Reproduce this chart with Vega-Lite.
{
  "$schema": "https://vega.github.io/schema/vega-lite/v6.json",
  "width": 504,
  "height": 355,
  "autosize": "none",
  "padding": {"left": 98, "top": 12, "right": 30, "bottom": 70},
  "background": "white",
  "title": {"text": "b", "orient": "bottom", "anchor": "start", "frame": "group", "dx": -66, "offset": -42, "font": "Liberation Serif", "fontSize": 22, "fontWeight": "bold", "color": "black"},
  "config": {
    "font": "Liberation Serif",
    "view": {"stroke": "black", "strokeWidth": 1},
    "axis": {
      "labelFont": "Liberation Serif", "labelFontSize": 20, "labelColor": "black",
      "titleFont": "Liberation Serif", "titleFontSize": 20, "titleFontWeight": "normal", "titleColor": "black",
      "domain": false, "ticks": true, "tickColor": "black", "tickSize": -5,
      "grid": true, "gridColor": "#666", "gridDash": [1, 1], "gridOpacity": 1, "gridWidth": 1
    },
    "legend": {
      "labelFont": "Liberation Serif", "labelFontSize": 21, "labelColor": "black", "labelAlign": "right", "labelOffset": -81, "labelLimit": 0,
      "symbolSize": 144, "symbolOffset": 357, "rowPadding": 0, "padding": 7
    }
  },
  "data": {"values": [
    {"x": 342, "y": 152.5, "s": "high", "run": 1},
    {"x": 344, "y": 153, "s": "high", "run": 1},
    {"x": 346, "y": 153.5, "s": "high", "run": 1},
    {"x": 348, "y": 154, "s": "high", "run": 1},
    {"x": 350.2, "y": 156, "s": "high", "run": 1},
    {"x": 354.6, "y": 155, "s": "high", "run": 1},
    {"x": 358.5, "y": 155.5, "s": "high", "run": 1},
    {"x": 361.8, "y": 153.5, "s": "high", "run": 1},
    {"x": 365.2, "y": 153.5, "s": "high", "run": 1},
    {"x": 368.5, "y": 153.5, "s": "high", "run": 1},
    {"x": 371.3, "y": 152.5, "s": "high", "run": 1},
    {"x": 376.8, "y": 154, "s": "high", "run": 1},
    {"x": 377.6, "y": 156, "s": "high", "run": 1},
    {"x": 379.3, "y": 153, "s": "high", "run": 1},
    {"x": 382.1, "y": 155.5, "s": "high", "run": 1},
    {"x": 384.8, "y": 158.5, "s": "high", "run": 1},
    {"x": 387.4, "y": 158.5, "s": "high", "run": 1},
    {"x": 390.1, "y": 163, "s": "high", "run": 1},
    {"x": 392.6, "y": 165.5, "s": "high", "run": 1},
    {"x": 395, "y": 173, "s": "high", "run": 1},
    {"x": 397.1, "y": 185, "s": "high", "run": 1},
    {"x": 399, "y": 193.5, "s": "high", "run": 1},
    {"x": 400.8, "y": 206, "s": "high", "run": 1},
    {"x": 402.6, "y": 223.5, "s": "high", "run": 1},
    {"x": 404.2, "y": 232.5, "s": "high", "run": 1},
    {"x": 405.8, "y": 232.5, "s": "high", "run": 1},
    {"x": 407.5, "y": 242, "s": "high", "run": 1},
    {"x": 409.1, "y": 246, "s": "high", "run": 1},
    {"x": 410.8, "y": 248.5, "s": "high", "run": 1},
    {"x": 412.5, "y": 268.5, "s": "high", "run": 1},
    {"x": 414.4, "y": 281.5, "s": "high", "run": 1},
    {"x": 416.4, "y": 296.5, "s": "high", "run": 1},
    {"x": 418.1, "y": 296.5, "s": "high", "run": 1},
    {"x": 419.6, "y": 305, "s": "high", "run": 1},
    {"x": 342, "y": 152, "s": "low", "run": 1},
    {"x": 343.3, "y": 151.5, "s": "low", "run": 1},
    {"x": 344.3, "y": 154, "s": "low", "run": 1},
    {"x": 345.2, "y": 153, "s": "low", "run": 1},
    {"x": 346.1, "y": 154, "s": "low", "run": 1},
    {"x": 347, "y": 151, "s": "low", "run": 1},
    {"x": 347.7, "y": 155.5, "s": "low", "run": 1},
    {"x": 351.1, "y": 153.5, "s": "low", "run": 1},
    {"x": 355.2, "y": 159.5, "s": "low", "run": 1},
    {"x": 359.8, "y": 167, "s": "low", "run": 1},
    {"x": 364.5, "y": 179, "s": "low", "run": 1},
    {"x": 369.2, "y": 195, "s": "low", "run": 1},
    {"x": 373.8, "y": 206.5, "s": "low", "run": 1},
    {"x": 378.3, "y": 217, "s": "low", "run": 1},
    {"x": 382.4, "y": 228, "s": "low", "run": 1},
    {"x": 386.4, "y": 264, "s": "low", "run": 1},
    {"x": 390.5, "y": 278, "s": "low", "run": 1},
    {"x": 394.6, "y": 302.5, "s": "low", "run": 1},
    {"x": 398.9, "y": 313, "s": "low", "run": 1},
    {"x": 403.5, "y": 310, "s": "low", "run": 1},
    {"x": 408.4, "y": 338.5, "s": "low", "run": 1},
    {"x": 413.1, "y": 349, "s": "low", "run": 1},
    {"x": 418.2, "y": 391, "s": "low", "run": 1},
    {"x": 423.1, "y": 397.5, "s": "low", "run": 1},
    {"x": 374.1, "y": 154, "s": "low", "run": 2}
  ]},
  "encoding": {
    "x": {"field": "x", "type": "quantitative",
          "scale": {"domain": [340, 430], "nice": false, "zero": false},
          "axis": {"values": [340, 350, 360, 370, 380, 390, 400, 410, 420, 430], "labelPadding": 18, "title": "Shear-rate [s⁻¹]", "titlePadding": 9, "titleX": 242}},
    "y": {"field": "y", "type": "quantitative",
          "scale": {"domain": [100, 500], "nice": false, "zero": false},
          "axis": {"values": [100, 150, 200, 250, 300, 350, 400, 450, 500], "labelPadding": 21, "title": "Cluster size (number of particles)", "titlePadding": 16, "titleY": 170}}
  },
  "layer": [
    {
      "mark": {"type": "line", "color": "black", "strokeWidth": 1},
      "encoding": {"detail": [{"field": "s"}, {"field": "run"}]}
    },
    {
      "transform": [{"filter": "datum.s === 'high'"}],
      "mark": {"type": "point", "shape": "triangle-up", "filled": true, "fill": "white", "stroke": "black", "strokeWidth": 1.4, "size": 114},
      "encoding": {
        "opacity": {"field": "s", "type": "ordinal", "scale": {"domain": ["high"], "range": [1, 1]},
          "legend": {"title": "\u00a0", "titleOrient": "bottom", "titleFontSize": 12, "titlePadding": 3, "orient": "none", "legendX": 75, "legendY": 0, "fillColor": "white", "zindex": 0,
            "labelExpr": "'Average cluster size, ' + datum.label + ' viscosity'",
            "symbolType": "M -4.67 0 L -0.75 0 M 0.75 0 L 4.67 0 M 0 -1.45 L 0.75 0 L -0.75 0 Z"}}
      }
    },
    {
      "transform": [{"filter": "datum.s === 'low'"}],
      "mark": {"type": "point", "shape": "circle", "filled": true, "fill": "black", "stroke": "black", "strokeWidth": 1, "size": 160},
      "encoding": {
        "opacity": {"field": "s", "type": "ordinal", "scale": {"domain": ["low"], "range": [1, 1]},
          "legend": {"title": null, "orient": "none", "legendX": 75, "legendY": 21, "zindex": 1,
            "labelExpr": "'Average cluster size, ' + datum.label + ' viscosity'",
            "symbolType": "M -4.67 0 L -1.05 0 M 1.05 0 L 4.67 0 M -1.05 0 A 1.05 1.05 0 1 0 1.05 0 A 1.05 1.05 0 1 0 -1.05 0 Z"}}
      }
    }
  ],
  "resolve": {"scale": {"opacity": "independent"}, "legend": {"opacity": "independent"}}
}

GOAL
Output all of the material exactly as written.

CORRECT RESULT
Reproduce this chart with Vega-Lite.
{
  "$schema": "https://vega.github.io/schema/vega-lite/v6.json",
  "width": 504,
  "height": 355,
  "autosize": "none",
  "padding": {"left": 98, "top": 12, "right": 30, "bottom": 70},
  "background": "white",
  "title": {"text": "b", "orient": "bottom", "anchor": "start", "frame": "group", "dx": -66, "offset": -42, "font": "Liberation Serif", "fontSize": 22, "fontWeight": "bold", "color": "black"},
  "config": {
    "font": "Liberation Serif",
    "view": {"stroke": "black", "strokeWidth": 1},
    "axis": {
      "labelFont": "Liberation Serif", "labelFontSize": 20, "labelColor": "black",
      "titleFont": "Liberation Serif", "titleFontSize": 20, "titleFontWeight": "normal", "titleColor": "black",
      "domain": false, "ticks": true, "tickColor": "black", "tickSize": -5,
      "grid": true, "gridColor": "#666", "gridDash": [1, 1], "gridOpacity": 1, "gridWidth": 1
    },
    "legend": {
      "labelFont": "Liberation Serif", "labelFontSize": 21, "labelColor": "black", "labelAlign": "right", "labelOffset": -81, "labelLimit": 0,
      "symbolSize": 144, "symbolOffset": 357, "rowPadding": 0, "padding": 7
    }
  },
  "data": {"values": [
    {"x": 342, "y": 152.5, "s": "high", "run": 1},
    {"x": 344, "y": 153, "s": "high", "run": 1},
    {"x": 346, "y": 153.5, "s": "high", "run": 1},
    {"x": 348, "y": 154, "s": "high", "run": 1},
    {"x": 350.2, "y": 156, "s": "high", "run": 1},
    {"x": 354.6, "y": 155, "s": "high", "run": 1},
    {"x": 358.5, "y": 155.5, "s": "high", "run": 1},
    {"x": 361.8, "y": 153.5, "s": "high", "run": 1},
    {"x": 365.2, "y": 153.5, "s": "high", "run": 1},
    {"x": 368.5, "y": 153.5, "s": "high", "run": 1},
    {"x": 371.3, "y": 152.5, "s": "high", "run": 1},
    {"x": 376.8, "y": 154, "s": "high", "run": 1},
    {"x": 377.6, "y": 156, "s": "high", "run": 1},
    {"x": 379.3, "y": 153, "s": "high", "run": 1},
    {"x": 382.1, "y": 155.5, "s": "high", "run": 1},
    {"x": 384.8, "y": 158.5, "s": "high", "run": 1},
    {"x": 387.4, "y": 158.5, "s": "high", "run": 1},
    {"x": 390.1, "y": 163, "s": "high", "run": 1},
    {"x": 392.6, "y": 165.5, "s": "high", "run": 1},
    {"x": 395, "y": 173, "s": "high", "run": 1},
    {"x": 397.1, "y": 185, "s": "high", "run": 1},
    {"x": 399, "y": 193.5, "s": "high", "run": 1},
    {"x": 400.8, "y": 206, "s": "high", "run": 1},
    {"x": 402.6, "y": 223.5, "s": "high", "run": 1},
    {"x": 404.2, "y": 232.5, "s": "high", "run": 1},
    {"x": 405.8, "y": 232.5, "s": "high", "run": 1},
    {"x": 407.5, "y": 242, "s": "high", "run": 1},
    {"x": 409.1, "y": 246, "s": "high", "run": 1},
    {"x": 410.8, "y": 248.5, "s": "high", "run": 1},
    {"x": 412.5, "y": 268.5, "s": "high", "run": 1},
    {"x": 414.4, "y": 281.5, "s": "high", "run": 1},
    {"x": 416.4, "y": 296.5, "s": "high", "run": 1},
    {"x": 418.1, "y": 296.5, "s": "high", "run": 1},
    {"x": 419.6, "y": 305, "s": "high", "run": 1},
    {"x": 342, "y": 152, "s": "low", "run": 1},
    {"x": 343.3, "y": 151.5, "s": "low", "run": 1},
    {"x": 344.3, "y": 154, "s": "low", "run": 1},
    {"x": 345.2, "y": 153, "s": "low", "run": 1},
    {"x": 346.1, "y": 154, "s": "low", "run": 1},
    {"x": 347, "y": 151, "s": "low", "run": 1},
    {"x": 347.7, "y": 155.5, "s": "low", "run": 1},
    {"x": 351.1, "y": 153.5, "s": "low", "run": 1},
    {"x": 355.2, "y": 159.5, "s": "low", "run": 1},
    {"x": 359.8, "y": 167, "s": "low", "run": 1},
    {"x": 364.5, "y": 179, "s": "low", "run": 1},
    {"x": 369.2, "y": 195, "s": "low", "run": 1},
    {"x": 373.8, "y": 206.5, "s": "low", "run": 1},
    {"x": 378.3, "y": 217, "s": "low", "run": 1},
    {"x": 382.4, "y": 228, "s": "low", "run": 1},
    {"x": 386.4, "y": 264, "s": "low", "run": 1},
    {"x": 390.5, "y": 278, "s": "low", "run": 1},
    {"x": 394.6, "y": 302.5, "s": "low", "run": 1},
    {"x": 398.9, "y": 313, "s": "low", "run": 1},
    {"x": 403.5, "y": 310, "s": "low", "run": 1},
    {"x": 408.4, "y": 338.5, "s": "low", "run": 1},
    {"x": 413.1, "y": 349, "s": "low", "run": 1},
    {"x": 418.2, "y": 391, "s": "low", "run": 1},
    {"x": 423.1, "y": 397.5, "s": "low", "run": 1},
    {"x": 374.1, "y": 154, "s": "low", "run": 2}
  ]},
  "encoding": {
    "x": {"field": "x", "type": "quantitative",
          "scale": {"domain": [340, 430], "nice": false, "zero": false},
          "axis": {"values": [340, 350, 360, 370, 380, 390, 400, 410, 420, 430], "labelPadding": 18, "title": "Shear-rate [s⁻¹]", "titlePadding": 9, "titleX": 242}},
    "y": {"field": "y", "type": "quantitative",
          "scale": {"domain": [100, 500], "nice": false, "zero": false},
          "axis": {"values": [100, 150, 200, 250, 300, 350, 400, 450, 500], "labelPadding": 21, "title": "Cluster size (number of particles)", "titlePadding": 16, "titleY": 170}}
  },
  "layer": [
    {
      "mark": {"type": "line", "color": "black", "strokeWidth": 1},
      "encoding": {"detail": [{"field": "s"}, {"field": "run"}]}
    },
    {
      "transform": [{"filter": "datum.s === 'high'"}],
      "mark": {"type": "point", "shape": "triangle-up", "filled": true, "fill": "white", "stroke": "black", "strokeWidth": 1.4, "size": 114},
      "encoding": {
        "opacity": {"field": "s", "type": "ordinal", "scale": {"domain": ["high"], "range": [1, 1]},
          "legend": {"title": "\u00a0", "titleOrient": "bottom", "titleFontSize": 12, "titlePadding": 3, "orient": "none", "legendX": 75, "legendY": 0, "fillColor": "white", "zindex": 0,
            "labelExpr": "'Average cluster size, ' + datum.label + ' viscosity'",
            "symbolType": "M -4.67 0 L -0.75 0 M 0.75 0 L 4.67 0 M 0 -1.45 L 0.75 0 L -0.75 0 Z"}}
      }
    },
    {
      "transform": [{"filter": "datum.s === 'low'"}],
      "mark": {"type": "point", "shape": "circle", "filled": true, "fill": "black", "stroke": "black", "strokeWidth": 1, "size": 160},
      "encoding": {
        "opacity": {"field": "s", "type": "ordinal", "scale": {"domain": ["low"], "range": [1, 1]},
          "legend": {"title": null, "orient": "none", "legendX": 75, "legendY": 21, "zindex": 1,
            "labelExpr": "'Average cluster size, ' + datum.label + ' viscosity'",
            "symbolType": "M -4.67 0 L -1.05 0 M 1.05 0 L 4.67 0 M -1.05 0 A 1.05 1.05 0 1 0 1.05 0 A 1.05 1.05 0 1 0 -1.05 0 Z"}}
      }
    }
  ],
  "resolve": {"scale": {"opacity": "independent"}, "legend": {"opacity": "independent"}}
}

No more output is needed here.